→ **THE TASK**:
Repeat the data word for word. Do not include the pictures.

→ **SUPPLIED DATA**:
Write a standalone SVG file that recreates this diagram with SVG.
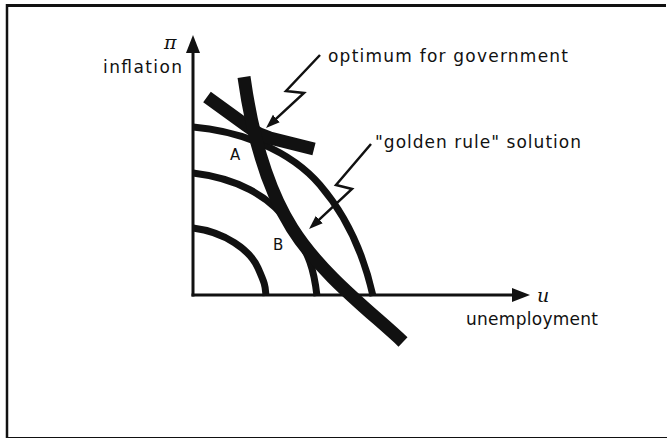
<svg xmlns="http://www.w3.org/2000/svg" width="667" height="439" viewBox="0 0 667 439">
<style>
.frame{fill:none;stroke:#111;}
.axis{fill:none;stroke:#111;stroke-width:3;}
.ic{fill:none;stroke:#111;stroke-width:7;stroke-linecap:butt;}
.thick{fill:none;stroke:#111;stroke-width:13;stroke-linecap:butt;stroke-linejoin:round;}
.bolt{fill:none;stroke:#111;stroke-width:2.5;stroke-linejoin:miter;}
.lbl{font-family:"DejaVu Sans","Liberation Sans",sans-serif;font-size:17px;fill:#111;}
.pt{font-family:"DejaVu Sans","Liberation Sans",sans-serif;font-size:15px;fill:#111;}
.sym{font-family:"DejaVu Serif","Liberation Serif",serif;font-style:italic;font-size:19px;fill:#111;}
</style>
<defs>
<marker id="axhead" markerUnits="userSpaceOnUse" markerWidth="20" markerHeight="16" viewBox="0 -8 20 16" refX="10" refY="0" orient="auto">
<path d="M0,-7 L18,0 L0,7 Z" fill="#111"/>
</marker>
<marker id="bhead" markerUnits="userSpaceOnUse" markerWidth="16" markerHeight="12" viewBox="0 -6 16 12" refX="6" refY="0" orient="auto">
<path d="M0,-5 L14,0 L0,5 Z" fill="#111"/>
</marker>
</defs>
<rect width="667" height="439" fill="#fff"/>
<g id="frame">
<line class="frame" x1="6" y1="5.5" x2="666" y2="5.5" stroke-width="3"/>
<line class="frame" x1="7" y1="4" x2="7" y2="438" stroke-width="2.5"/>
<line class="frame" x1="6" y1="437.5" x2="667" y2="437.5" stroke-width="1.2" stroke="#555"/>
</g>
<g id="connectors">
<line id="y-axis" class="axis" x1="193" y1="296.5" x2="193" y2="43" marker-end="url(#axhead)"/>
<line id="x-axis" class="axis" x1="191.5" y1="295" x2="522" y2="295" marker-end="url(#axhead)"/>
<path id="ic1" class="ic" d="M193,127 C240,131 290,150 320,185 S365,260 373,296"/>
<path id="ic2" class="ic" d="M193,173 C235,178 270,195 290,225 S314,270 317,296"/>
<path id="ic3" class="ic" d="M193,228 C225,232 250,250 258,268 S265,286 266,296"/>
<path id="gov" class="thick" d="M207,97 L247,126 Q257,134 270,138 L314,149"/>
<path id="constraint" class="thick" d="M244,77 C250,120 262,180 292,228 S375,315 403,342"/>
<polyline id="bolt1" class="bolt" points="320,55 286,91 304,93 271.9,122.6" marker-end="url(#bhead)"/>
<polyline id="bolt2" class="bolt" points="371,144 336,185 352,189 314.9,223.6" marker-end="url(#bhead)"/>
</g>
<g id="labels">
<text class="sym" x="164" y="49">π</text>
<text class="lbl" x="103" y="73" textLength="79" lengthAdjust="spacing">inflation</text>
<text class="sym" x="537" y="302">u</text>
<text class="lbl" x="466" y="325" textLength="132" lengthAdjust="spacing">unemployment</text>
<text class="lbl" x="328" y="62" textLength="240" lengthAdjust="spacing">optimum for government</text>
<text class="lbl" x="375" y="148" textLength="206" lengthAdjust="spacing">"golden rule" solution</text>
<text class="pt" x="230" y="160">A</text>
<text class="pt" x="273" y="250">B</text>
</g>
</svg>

→ **FINAL RESULT**:
Write a standalone SVG file that recreates this diagram with SVG.
<svg xmlns="http://www.w3.org/2000/svg" width="667" height="439" viewBox="0 0 667 439">
<style>
.frame{fill:none;stroke:#111;}
.axis{fill:none;stroke:#111;stroke-width:3;}
.ic{fill:none;stroke:#111;stroke-width:7;stroke-linecap:butt;}
.thick{fill:none;stroke:#111;stroke-width:13;stroke-linecap:butt;stroke-linejoin:round;}
.bolt{fill:none;stroke:#111;stroke-width:2.5;stroke-linejoin:miter;}
.lbl{font-family:"DejaVu Sans","Liberation Sans",sans-serif;font-size:17px;fill:#111;}
.pt{font-family:"DejaVu Sans","Liberation Sans",sans-serif;font-size:15px;fill:#111;}
.sym{font-family:"DejaVu Serif","Liberation Serif",serif;font-style:italic;font-size:19px;fill:#111;}
</style>
<defs>
<marker id="axhead" markerUnits="userSpaceOnUse" markerWidth="20" markerHeight="16" viewBox="0 -8 20 16" refX="10" refY="0" orient="auto">
<path d="M0,-7 L18,0 L0,7 Z" fill="#111"/>
</marker>
<marker id="bhead" markerUnits="userSpaceOnUse" markerWidth="16" markerHeight="12" viewBox="0 -6 16 12" refX="6" refY="0" orient="auto">
<path d="M0,-5 L14,0 L0,5 Z" fill="#111"/>
</marker>
</defs>
<rect width="667" height="439" fill="#fff"/>
<g id="frame">
<line class="frame" x1="6" y1="5.5" x2="666" y2="5.5" stroke-width="3"/>
<line class="frame" x1="7" y1="4" x2="7" y2="438" stroke-width="2.5"/>
<line class="frame" x1="6" y1="437.5" x2="667" y2="437.5" stroke-width="1.2" stroke="#555"/>
</g>
<g id="connectors">
<line id="y-axis" class="axis" x1="193" y1="296.5" x2="193" y2="43" marker-end="url(#axhead)"/>
<line id="x-axis" class="axis" x1="191.5" y1="295" x2="522" y2="295" marker-end="url(#axhead)"/>
<path id="ic1" class="ic" d="M193,127 C240,131 290,150 320,185 S365,260 373,296"/>
<path id="ic2" class="ic" d="M193,173 C235,178 270,195 290,225 S314,270 317,296"/>
<path id="ic3" class="ic" d="M193,228 C225,232 250,250 258,268 S265,286 266,296"/>
<path id="gov" class="thick" d="M207,97 L247,126 Q257,134 270,138 L314,149"/>
<path id="constraint" class="thick" d="M244,77 C250,120 262,180 292,228 S375,315 403,342"/>
<polyline id="bolt1" class="bolt" points="320,55 286,91 304,93 271.9,122.6" marker-end="url(#bhead)"/>
<polyline id="bolt2" class="bolt" points="371,144 336,185 352,189 314.9,223.6" marker-end="url(#bhead)"/>
</g>
<g id="labels">
<text class="sym" x="164" y="49">π</text>
<text class="lbl" x="103" y="73" textLength="79" lengthAdjust="spacing">inflation</text>
<text class="sym" x="537" y="302">u</text>
<text class="lbl" x="466" y="325" textLength="132" lengthAdjust="spacing">unemployment</text>
<text class="lbl" x="328" y="62" textLength="240" lengthAdjust="spacing">optimum for government</text>
<text class="lbl" x="375" y="148" textLength="206" lengthAdjust="spacing">"golden rule" solution</text>
<text class="pt" x="230" y="160">A</text>
<text class="pt" x="273" y="250">B</text>
</g>
</svg>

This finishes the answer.